Computing an averaged latitude and longitude coordinates

For a simple mean, you do not want to average the longitude and latitude coordinates. This might work pretty well at lower latitudes, but at higher latitudes it will begin to give poor results and completely break down near the poles.

The method I've used for this type of thing is to convert the longitude/latitude coordinates to 3d cartesian coordinates (x,y,z). Average these (to give a cartesian vector), and then convert back again. Note that you probably do not need to normalize the vector, so the actual average process could be a simple sum.


Edit, here is my c# code:

The following converts cartesian coordinates to latitude/longitude (in degrees): Remove the RAD2DEG constants for radians.

Latitude = MPUtility.RAD2DEG * Math.Atan2(z, Math.Sqrt(x * x + y * y));
Longitude = MPUtility.RAD2DEG * Math.Atan2(-y, x);

And here we calculate cartesian coordinates from latitude/longitude (specified in radians):

private void CalcCartesianCoord()
{
    _x = Math.Sin(LatitudeRadians) * Math.Cos(LongitudeRadians);
    _y = Math.Sin(LatitudeRadians) * Math.Sin(LongitudeRadians);
    _z = Math.Cos(LatitudeRadians); 
}

Both are cut & pasted from real code, hence the mix of degrees and radians. There are properties here which do some of the conversions (eg. LatitudeRadians is a property that returns a radian value).

Note that optimization is possible: the duplicate sine calculations, for instance. Also the trig calculations might be cacheable if you call them a lot.


Clustering Options: I think the conceptual buzz word that covers this type of operation is "clustering". Averaging is by far the simplest to implement and works well for most purposes. The only time I would use something else is if you are worried about outliers [Edit]-> or the poles or the international dateline. [Edit]--> also averaging, while it will give you something that looks close to the center of the cluster, will be a little bit off because of projection inaccuracies caused by the fact that degrees lat lng aren't always the same distance apart in km/miles. The larger the area you average over the more the distortion.

Here is a comparison of a few clustering options

Average (easy, fastest, inaccurate): just sum the lat values & divide by the count and do the same for the lng values. Be sure to look out for overflow if you are using an Int32 some systems (notably c#) will silently overflow back to the low numbers. You can avoid these erros by using floating point precision for your sum accumulator. One problem with this method is that outliers could skew your location. [Edit]-> Another is that math near the poles and international date line doesn't average well and will skew locations badly.

Nearest Neighbor (a little harder, slower, not outlier biased) Rather than averaging you could go with the actual lat lng location with the smallest average distance to all its neighbors. This is kind of like taking a "median". The down side is that this is computationally expensive because you compare every point to every other point and calculate the distance between them.
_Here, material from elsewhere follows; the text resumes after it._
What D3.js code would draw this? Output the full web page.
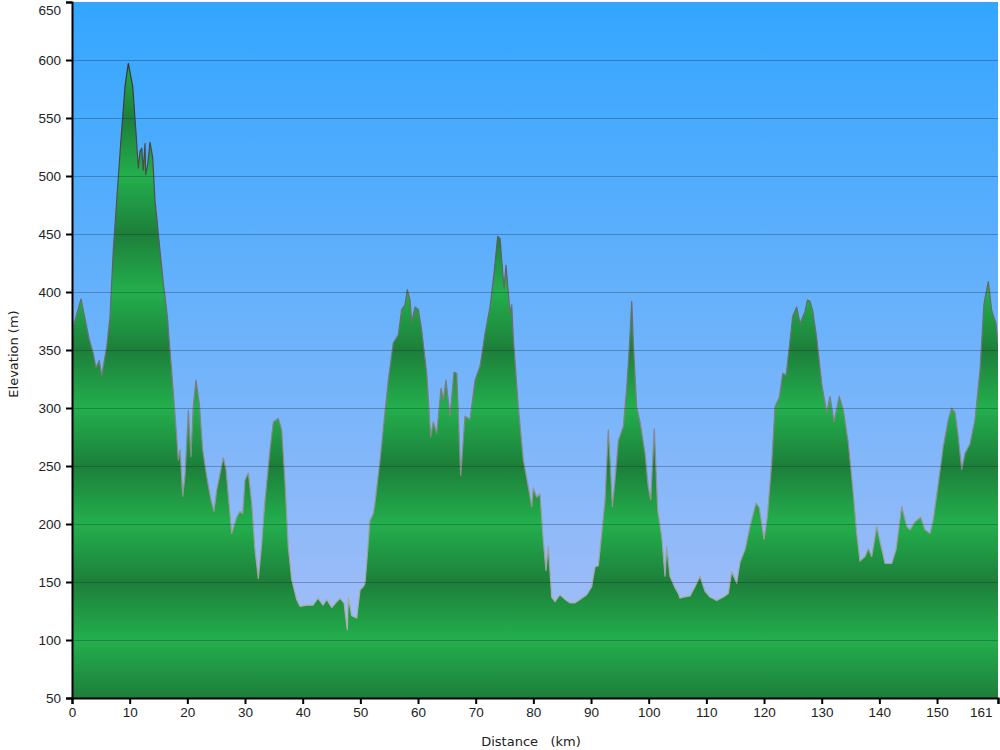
<!DOCTYPE html>
<html>
<head>
<meta charset="utf-8">
<script src="https://cdn.jsdelivr.net/npm/d3@7"></script>
<style>
  html, body { margin: 0; padding: 0; background: #ffffff; }
  svg { display: block; font-family: "DejaVu Sans", Verdana, sans-serif; }
</style>
</head>
<body>
<svg id="chart" width="1000" height="750"></svg>
<script>
// Distance along route (km)
const distanceKm = [
  0.00, 1.56, 2.95, 3.69, 4.16, 4.73, 5.15, 6.02, 6.59, 7.16, 7.75, 8.44, 9.19, 9.76,
  10.53, 11.10, 11.50, 11.79, 12.09, 12.36, 12.66, 12.78, 13.13, 13.53, 13.99, 14.39,
  15.26, 15.83, 16.53, 16.99, 17.57, 18.16, 18.43, 18.73, 19.20, 19.59, 20.17, 20.63,
  21.03, 21.50, 22.07, 22.66, 23.36, 24.05, 24.62, 25.09, 26.24, 26.70, 27.69, 28.56,
  29.13, 29.60, 30.00, 30.57, 31.16, 31.73, 32.31, 32.89, 33.47, 34.33, 34.91, 35.77,
  36.36, 36.94, 37.51, 38.10, 38.96, 39.54, 40.70, 41.79, 42.66, 43.52, 44.17, 45.03,
  45.90, 46.47, 47.17, 47.74, 47.91, 48.50, 49.37, 49.94, 50.51, 50.80, 51.10, 51.67,
  52.25, 52.54, 53.41, 54.85, 55.71, 56.58, 57.17, 57.74, 58.14, 58.61, 58.91, 59.48,
  60.05, 60.64, 61.51, 62.20, 62.66, 63.24, 63.99, 64.39, 64.85, 65.55, 66.24, 66.71,
  67.40, 68.15, 69.01, 69.88, 70.75, 71.61, 72.48, 73.18, 73.82, 74.22, 74.91, 75.26,
  75.95, 76.25, 76.52, 77.39, 78.26, 79.13, 79.72, 80.00, 80.58, 81.15, 81.62, 82.19,
  82.59, 83.18, 83.75, 84.62, 85.49, 86.35, 87.22, 88.09, 89.25, 90.12, 90.69, 91.27,
  91.85, 92.43, 93.00, 93.30, 93.70, 94.16, 94.74, 95.61, 96.19, 96.65, 97.06, 97.34,
  97.92, 98.50, 99.37, 99.93, 100.35, 100.97, 101.56, 102.26, 102.83, 103.12, 103.69,
  104.56, 105.14, 105.43, 106.00, 107.17, 108.03, 108.90, 109.77, 110.63, 111.79,
  112.94, 113.80, 114.39, 115.26, 115.83, 116.70, 117.56, 118.61, 119.18, 119.99,
  120.57, 121.33, 121.90, 122.65, 123.24, 123.81, 124.38, 124.97, 125.66, 126.24,
  127.10, 127.50, 127.97, 128.44, 129.13, 130.00, 130.87, 131.44, 132.13, 133.05,
  133.75, 134.61, 135.48, 136.07, 136.64, 137.51, 138.08, 138.67, 139.54, 140.11,
  140.98, 142.14, 142.89, 143.87, 144.74, 145.31, 146.18, 147.17, 147.91, 148.78,
  149.35, 150.22, 151.09, 151.95, 152.54, 153.11, 153.69, 154.28, 154.85, 155.71,
  156.58, 157.45, 158.14, 158.89, 159.48, 160.23, 160.57
];

// Elevation (m) at each distance
const elevationM = [
  366, 394, 360, 347, 335, 341, 328, 353, 379, 436, 479, 528, 577, 597,
  577, 537, 507, 521, 524, 505, 528, 501, 510, 529, 516, 479,
  436, 408, 379, 350, 313, 275, 255, 264, 224, 241, 298, 258,
  301, 324, 304, 264, 241, 222, 211, 229, 257, 247, 192, 206,
  211, 209, 238, 244, 218, 178, 153, 183, 221, 264, 288, 291,
  281, 235, 180, 152, 135, 129, 130, 130, 136, 130, 135, 128,
  133, 136, 132, 109, 137, 121, 119, 143, 146, 149, 166, 203,
  209, 218, 255, 324, 356, 363, 385, 389, 402, 393, 374, 387,
  385, 367, 330, 275, 288, 278, 317, 307, 324, 293, 331, 330,
  242, 293, 290, 324, 336, 364, 387, 416, 448, 446, 403, 423,
  382, 389, 361, 301, 255, 232, 215, 231, 223, 226, 192, 160,
  181, 137, 133, 139, 135, 132, 132, 135, 139, 146, 163, 164,
  192, 221, 281, 255, 215, 238, 272, 284, 318, 353, 392, 356,
  301, 288, 261, 232, 221, 282, 212, 189, 155, 181, 155,
  145, 140, 136, 137, 138, 146, 155, 142, 137, 134,
  137, 140, 159, 149, 167, 178, 198, 218, 214, 187,
  206, 253, 301, 309, 330, 328, 353, 379, 387, 373,
  383, 393, 392, 384, 361, 321, 296, 310, 288, 310,
  298, 270, 226, 192, 168, 172, 179, 172, 198, 185,
  166, 166, 178, 215, 198, 195, 202, 206, 195, 192,
  204, 235, 267, 290, 300, 296, 275, 247, 261, 269,
  290, 333, 390, 409, 384, 373, 356
];

const xTickValues = [0, 10, 20, 30, 40, 50, 60, 70, 80, 90, 100, 110, 120, 130, 140, 150, 160.57];
const xTickLabels = ["0", "10", "20", "30", "40", "50", "60", "70", "80", "90", "100", "110", "120", "130", "140", "150", "161"];
const yTickValues = [50, 100, 150, 200, 250, 300, 350, 400, 450, 500, 550, 600, 650];
const yTickLabels = ["50", "100", "150", "200", "250", "300", "350", "400", "450", "500", "550", "600", "650"];

const xTitle = "Distance   (km)";
const yTitle = "Elevation (m)";

(function () {
const data = distanceKm.map((d, i) => ({ d, e: elevationM[i] }));

const svg = d3.select("#chart");
const pLeft = 72, pRight = 998, pTop = 2, pBottom = 698;

const x = d3.scaleLinear().domain([0, 160.57]).range([pLeft, pRight]);
const y = d3.scaleLinear().domain([50, 650]).range([pBottom, pTop]);

const defs = svg.append("defs");

const sky = defs.append("linearGradient")
  .attr("id", "sky").attr("gradientUnits", "userSpaceOnUse")
  .attr("x1", 0).attr("x2", 0).attr("y1", pTop).attr("y2", pBottom);
sky.append("stop").attr("offset", "0%").attr("stop-color", "#33a6ff");
sky.append("stop").attr("offset", "50%").attr("stop-color", "#6fb3fb");
sky.append("stop").attr("offset", "100%").attr("stop-color", "#aec0f6");

const green = defs.append("linearGradient")
  .attr("id", "green").attr("gradientUnits", "userSpaceOnUse")
  .attr("spreadMethod", "reflect")
  .attr("x1", 0).attr("x2", 0).attr("y1", y(100)).attr("y2", y(50));
green.append("stop").attr("offset", "0%").attr("stop-color", "#23af4d");
green.append("stop").attr("offset", "100%").attr("stop-color", "#1d7f3a");

const outline = defs.append("linearGradient")
  .attr("id", "outline").attr("gradientUnits", "userSpaceOnUse")
  .attr("x1", 0).attr("x2", 0).attr("y1", y(600)).attr("y2", y(100));
outline.append("stop").attr("offset", "0%").attr("stop-color", "#333333");
outline.append("stop").attr("offset", "100%").attr("stop-color", "#b5b5b5");

defs.append("clipPath").attr("id", "plotClip")
  .append("rect").attr("x", pLeft).attr("y", pTop).attr("width", pRight - pLeft).attr("height", pBottom - pTop);

svg.append("rect")
  .attr("x", pLeft).attr("y", pTop)
  .attr("width", pRight - pLeft).attr("height", pBottom - pTop)
  .attr("fill", "url(#sky)");

const plot = svg.append("g").attr("clip-path", "url(#plotClip)");

const area = d3.area()
  .x(p => x(p.d))
  .y0(y(50))
  .y1(p => y(p.e));

const line = d3.line()
  .x(p => x(p.d))
  .y(p => y(p.e));

plot.append("path")
  .datum(data)
  .attr("d", area)
  .attr("fill", "url(#green)");

plot.append("path")
  .datum(data)
  .attr("d", line)
  .attr("fill", "none")
  .attr("stroke", "url(#outline)")
  .attr("stroke-width", 1.2)
  .attr("stroke-linejoin", "round");

plot.append("g")
  .selectAll("line")
  .data(yTickValues.filter(v => v > 50 && v < 650))
  .join("line")
  .attr("x1", pLeft).attr("x2", pRight)
  .attr("y1", v => Math.round(y(v)) + 0.5).attr("y2", v => Math.round(y(v)) + 0.5)
  .attr("stroke", "rgba(20,30,50,0.3)")
  .attr("stroke-width", 1.2);

const yAxis = d3.axisLeft(y)
  .tickValues(yTickValues)
  .tickFormat((v, i) => yTickLabels[i])
  .tickSize(6)
  .tickPadding(5);

const xAxis = d3.axisBottom(x)
  .tickValues(xTickValues)
  .tickFormat((v, i) => xTickLabels[i])
  .tickSize(6)
  .tickPadding(3);

const gy = svg.append("g")
  .attr("transform", `translate(${pLeft},0)`)
  .call(yAxis);
gy.select(".domain").attr("stroke", "#000").attr("stroke-width", 2);
gy.selectAll(".tick line").attr("stroke", "#000").attr("stroke-width", 2);
gy.selectAll(".tick text")
  .attr("fill", "#222")
  .style("font-size", "13.5px")
  .attr("dy", (v) => v === 650 ? "0.95em" : "0.35em");

const gx = svg.append("g")
  .attr("transform", `translate(0,${pBottom})`)
  .call(xAxis);
gx.select(".domain").attr("stroke", "#000").attr("stroke-width", 2);
gx.selectAll(".tick line").attr("stroke", "#000").attr("stroke-width", 2);
gx.selectAll(".tick text")
  .attr("fill", "#222")
  .style("font-size", "13.5px");
// last label sits inside the right edge
gx.selectAll(".tick text")
  .filter((v, i) => i === xTickValues.length - 1)
  .attr("text-anchor", "end")
  .attr("x", -6);

svg.append("text")
  .attr("x", 531).attr("y", 746)
  .attr("text-anchor", "middle")
  .attr("fill", "#222")
  .style("font-size", "13px")
  .style("white-space", "pre")
  .attr("xml:space", "preserve")
  .text(xTitle);

svg.append("text")
  .attr("transform", "translate(18,354) rotate(-90)")
  .attr("text-anchor", "middle")
  .attr("fill", "#222")
  .style("font-size", "13px")
  .text(yTitle);
})();
</script>
</body>
</html>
For example, clustering 10,000 points would require 100 million distance calculations.. not that slow but it definitely doesn't scale well.

Grid Cell (needs a little extra setup, much faster, not outlier biased) This is similar to nearest neighbor but much faster. You could pick an arbitrary level of precision, say .01 deg lat lng (which is about 1km roughly at populated lattitudes) and group your points into .01 x .01 degree buckets. You could then pick the bucket with the most points in it and either take the average of those points or run a nearest neighbor analysis on just those points. I use this method a lot with really big datasets (hundreds of billions of records) and find it a nice balance between precision and speed.

Convex Hull Centroid (hard, slower, neat results): You could also draw a band around your points to define a shape that covers them all (see wikipedia), and then calculate the center point of this shape. Typical centroid functions aren't center weighted so you would need to so some kind of inverse nearest neighbor analysis using sample points inside your shape until you found the one furthest from the edges. This method is really more interesting because of the convex hull itself rather than the actual center finding algorithm which is neither fast nor particularly precise.. but the hull shape may have other useful applications with your data.